Mexican businessman Christian Esquino. (Photo/Courtesy Telemundo)

Jenni Rivera’s plane owner says pilot may have suffered heart attack

Jenni Rivera’s death has placed the spotlight on Christian Esquino, the businessman who owns the Learjet 25 that crashed on December 9th, killing Rivera. Esquino, who runs the Las Vegas-based Starwood Management aviation company, is stepping forward to tell the world his part of the story.

“I almost fainted. It was a terrible shock, a terrible anxiety,” Esquino told Noticias Telemundo in an interview on Monday’s edition of “Al Rojo Vivo con Maria Celeste.” 

Esquino, 50, spoke on the record with Telemundo, revealing his activity in the aftermath of the tragic event.

“The first I thing I did was communicate with the authorities,” Esquino told Noticias Telemundo about his reaction to the news of the accident.

Esquino told Telemundo that he first met Rivera in 2010 and thought “she was very pleasant.” He went on to say that he had a flight contract with the star and had flown her on one of his planes “2 or 3 times.”

“There’s a contract that we sent Jenni,” said Esquino, who was unable to provide documentation to Telemundo.

Esquino also explained that as a rule, he generally advises against flying late at night. He said that one of the plane’s pilots spoke to Rivera’s team and told them “it was better not to fly overnight” immediately after Rivera’s sold-out concert at the Monterrey Arena.  Shortly after at 3 a.m., Rivera boarded the Learjet 25 which took off, under clear skies, headed toward Toluca, west of Mexico City, where she had been scheduled to tape the Mexican version of “The Voice” television show on which she was a judge.

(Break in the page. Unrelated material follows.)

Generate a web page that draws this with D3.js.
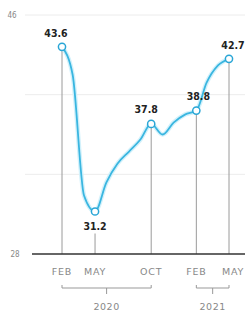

According to Mexican authorities, the jet crashed 10 minutes and 62 miles into the flight, nose-diving 28,000 feet at a speed that might have exceeded 600 mph.

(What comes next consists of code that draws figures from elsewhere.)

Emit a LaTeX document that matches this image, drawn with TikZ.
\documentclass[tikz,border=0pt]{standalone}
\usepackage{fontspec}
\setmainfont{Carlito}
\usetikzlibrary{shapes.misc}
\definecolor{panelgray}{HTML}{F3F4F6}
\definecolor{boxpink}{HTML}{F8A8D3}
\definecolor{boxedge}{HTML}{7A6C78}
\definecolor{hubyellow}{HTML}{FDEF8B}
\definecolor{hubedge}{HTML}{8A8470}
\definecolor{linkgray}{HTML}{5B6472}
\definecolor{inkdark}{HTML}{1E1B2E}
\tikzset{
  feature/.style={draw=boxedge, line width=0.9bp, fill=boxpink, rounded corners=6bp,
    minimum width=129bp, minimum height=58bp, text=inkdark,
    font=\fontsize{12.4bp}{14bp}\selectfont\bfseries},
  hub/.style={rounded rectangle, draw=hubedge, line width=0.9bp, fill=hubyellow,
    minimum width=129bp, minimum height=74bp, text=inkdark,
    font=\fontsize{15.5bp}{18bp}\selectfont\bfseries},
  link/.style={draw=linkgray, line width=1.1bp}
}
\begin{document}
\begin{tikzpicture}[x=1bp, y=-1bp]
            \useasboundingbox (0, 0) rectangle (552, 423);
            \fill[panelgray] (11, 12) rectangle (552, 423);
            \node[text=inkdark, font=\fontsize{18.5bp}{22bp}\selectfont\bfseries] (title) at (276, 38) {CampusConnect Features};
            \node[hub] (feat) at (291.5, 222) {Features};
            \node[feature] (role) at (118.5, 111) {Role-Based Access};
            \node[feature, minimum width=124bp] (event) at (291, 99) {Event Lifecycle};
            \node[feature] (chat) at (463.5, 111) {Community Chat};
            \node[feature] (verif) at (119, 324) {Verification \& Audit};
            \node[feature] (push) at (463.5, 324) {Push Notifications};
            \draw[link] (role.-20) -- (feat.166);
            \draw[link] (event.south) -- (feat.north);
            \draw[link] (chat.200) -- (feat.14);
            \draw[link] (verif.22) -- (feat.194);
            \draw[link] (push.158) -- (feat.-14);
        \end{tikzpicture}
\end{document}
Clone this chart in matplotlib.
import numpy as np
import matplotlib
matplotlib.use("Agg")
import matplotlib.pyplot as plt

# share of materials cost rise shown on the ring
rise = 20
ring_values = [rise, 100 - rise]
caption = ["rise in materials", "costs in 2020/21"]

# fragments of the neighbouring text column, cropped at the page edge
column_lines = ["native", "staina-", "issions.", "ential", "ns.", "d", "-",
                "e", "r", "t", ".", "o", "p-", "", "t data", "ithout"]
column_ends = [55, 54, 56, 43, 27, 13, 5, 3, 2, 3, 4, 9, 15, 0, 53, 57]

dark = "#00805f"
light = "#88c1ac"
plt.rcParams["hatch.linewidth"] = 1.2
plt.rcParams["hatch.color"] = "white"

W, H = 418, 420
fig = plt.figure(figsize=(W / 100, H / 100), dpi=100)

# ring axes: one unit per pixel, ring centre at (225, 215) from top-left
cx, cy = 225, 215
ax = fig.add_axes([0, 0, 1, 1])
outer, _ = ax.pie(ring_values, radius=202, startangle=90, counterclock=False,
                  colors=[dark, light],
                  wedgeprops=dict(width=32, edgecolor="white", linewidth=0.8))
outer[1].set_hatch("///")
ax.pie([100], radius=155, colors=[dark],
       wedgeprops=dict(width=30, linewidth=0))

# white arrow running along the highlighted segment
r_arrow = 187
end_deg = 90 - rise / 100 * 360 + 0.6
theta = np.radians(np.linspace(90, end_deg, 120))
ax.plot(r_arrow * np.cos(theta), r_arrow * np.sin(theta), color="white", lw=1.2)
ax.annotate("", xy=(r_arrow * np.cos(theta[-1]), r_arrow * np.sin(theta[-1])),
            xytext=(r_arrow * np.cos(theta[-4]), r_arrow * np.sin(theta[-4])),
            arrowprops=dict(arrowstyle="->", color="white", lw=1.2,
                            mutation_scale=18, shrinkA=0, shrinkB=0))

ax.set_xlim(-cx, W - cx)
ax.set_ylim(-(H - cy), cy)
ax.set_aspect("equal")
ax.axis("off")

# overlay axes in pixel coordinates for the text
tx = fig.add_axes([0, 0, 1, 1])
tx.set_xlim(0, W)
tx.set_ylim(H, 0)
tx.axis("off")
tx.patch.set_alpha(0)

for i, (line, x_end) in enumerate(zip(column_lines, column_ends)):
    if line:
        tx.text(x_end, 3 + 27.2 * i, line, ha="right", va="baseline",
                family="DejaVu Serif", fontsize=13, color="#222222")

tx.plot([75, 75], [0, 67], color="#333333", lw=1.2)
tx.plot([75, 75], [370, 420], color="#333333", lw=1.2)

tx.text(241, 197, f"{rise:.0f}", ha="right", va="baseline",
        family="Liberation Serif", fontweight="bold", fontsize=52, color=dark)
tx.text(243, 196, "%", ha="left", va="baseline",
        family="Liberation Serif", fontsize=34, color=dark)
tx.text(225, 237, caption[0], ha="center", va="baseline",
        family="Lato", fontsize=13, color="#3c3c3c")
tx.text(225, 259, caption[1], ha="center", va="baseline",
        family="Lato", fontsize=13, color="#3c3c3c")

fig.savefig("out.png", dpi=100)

Even so, said Esquino, “this kind of accident is rare.” He also added that the pilots of the plane were in excellent health, but that the head pilot might have gone into cardiac arrest.

“These things happen,” said Esquino. “I could have a cardiac arrest right now.”

In the interview — part II of which will air tomorrow on  “Al Rojo Vivo con Maria Celeste” — Esquino also denied any ties to drug smugglers.

Esquino, a Mexican citizen, told Associated Press on Friday that the U.S. Drug Enforcement Administration has been investigating him since the 1980s following his sale of a plane in Florida to notorious drug smuggler Robert Castoro, “who later used it as part of a massive smuggling operation,” reports NBC Los Angeles.

“The DEA has been investigating me my whole life,” Equino told the AP in a telephone interview from Mexico City. “They can investigate me all they want and they can investigate Starwood all they want, but they’re not going to find anything. I would have to be the smartest drug trafficker in the world to be able to stay away from a drug conviction with the DEA looking at me under a microscope for 20 years.”